Journal de l'année Édition 1999 1999Éd. 1999

Mais en France, Matignon a été tardivement informé par M. Trichet, et Bercy tombe des nues. Jean Arthuis, le ministre des Finances, apprend la nouvelle en écoutant la radio dans sa voiture ! Pour l'Élysée, il ne s'agit rien de moins que d'une tentative lancée par ces technocrates de banquiers centraux d'imposer un candidat aux politiques : « un putsch ».

Depuis lors, Jacques Chirac ne décolère pas. Mais lors du sommet de Dublin, en décembre 1996, lorsqu'il s'agit d'approuver formellement la nomination de M. Duisenberg à la tête de l'Institut monétaire européen, le président français ne fait aucun esclandre : tout au plus charge-t-il sa porte-parole de faire savoir que « la nomination du président de l'IME ne préjuge en rien de celle, à venir, du patron de la BCE ». Ce n'est que le 4 novembre 1997, onze mois plus tard, que l'Élysée et Matignon pousseront la candidature de M. Trichet. Mais il sera trop tard, les onze autres pays soutenant le Néerlandais.

Un bilan piteux

L'intention de la France était clairement louable : refuser que des banquiers centraux, sans légitimité autre que celle que leur confère leur compétence technique, forcent la main des gouvernements, issus du suffrage universel. Mais le bras de fer du 2 mai a abouti au résultat inverse.

D'abord, la BCE sera présidée pendant douze ans par un banquier central, ce qui risque d'être considéré par la suite comme une règle non écrite.
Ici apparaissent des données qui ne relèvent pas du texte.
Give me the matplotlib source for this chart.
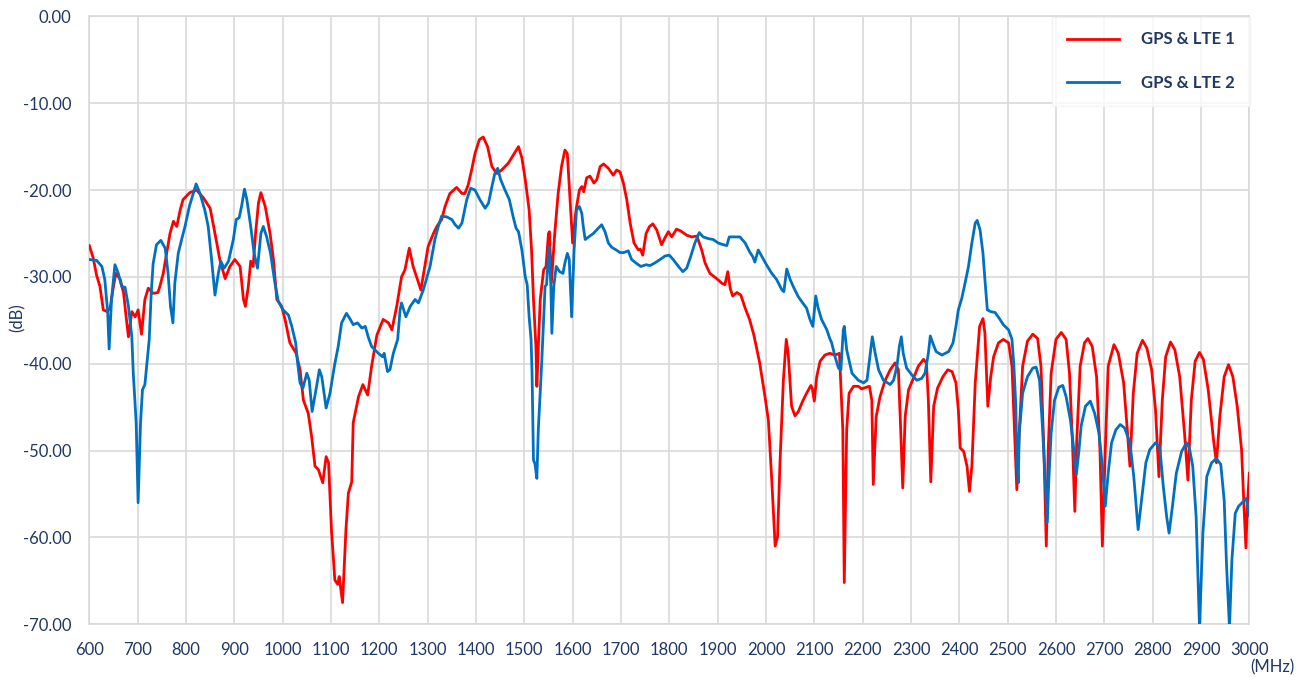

Ensuite, le directoire de la banque centrale européenne est lui aussi composé quasi exclusivement de banquiers centraux (la seule exception étant le Français Christian Noyer, ancien directeur du Trésor) : aucune personnalité du monde économique, aucun homme politique ne viendront troubler les débats. En cela, la BCE est dès sa naissance la banque centrale la plus « fermée » du monde, ce qui n'est pas sans risques.

Pascal Riché

Les ayatollahs de la monnaie

L'affreux cafouillage des discussions du 2 mai a apporté de l'eau au moulin des « ayatollahs » de la monnaie : ils auront beau jeu de s'appuyer sur cet épisode pour affirmer que dès que les politiques se mêlent de politique monétaire, ceux-ci défendent des intérêts nationaux, ne respectent pas les règles du jeu, et finassent perpétuellement. Le président de la République a certes bien fait de s'indigner du putsch fomenté par le tandem Tietmeyer-Duisenberg. Mais il fallait bloquer tout de suite la manœuvre. Et au lieu de pousser Jean-Claude Trichet, il aurait été beaucoup plus cohérent et européen de proposer la nomination d'un politique de bon calibre, sans faire une fixation sur sa nationalité.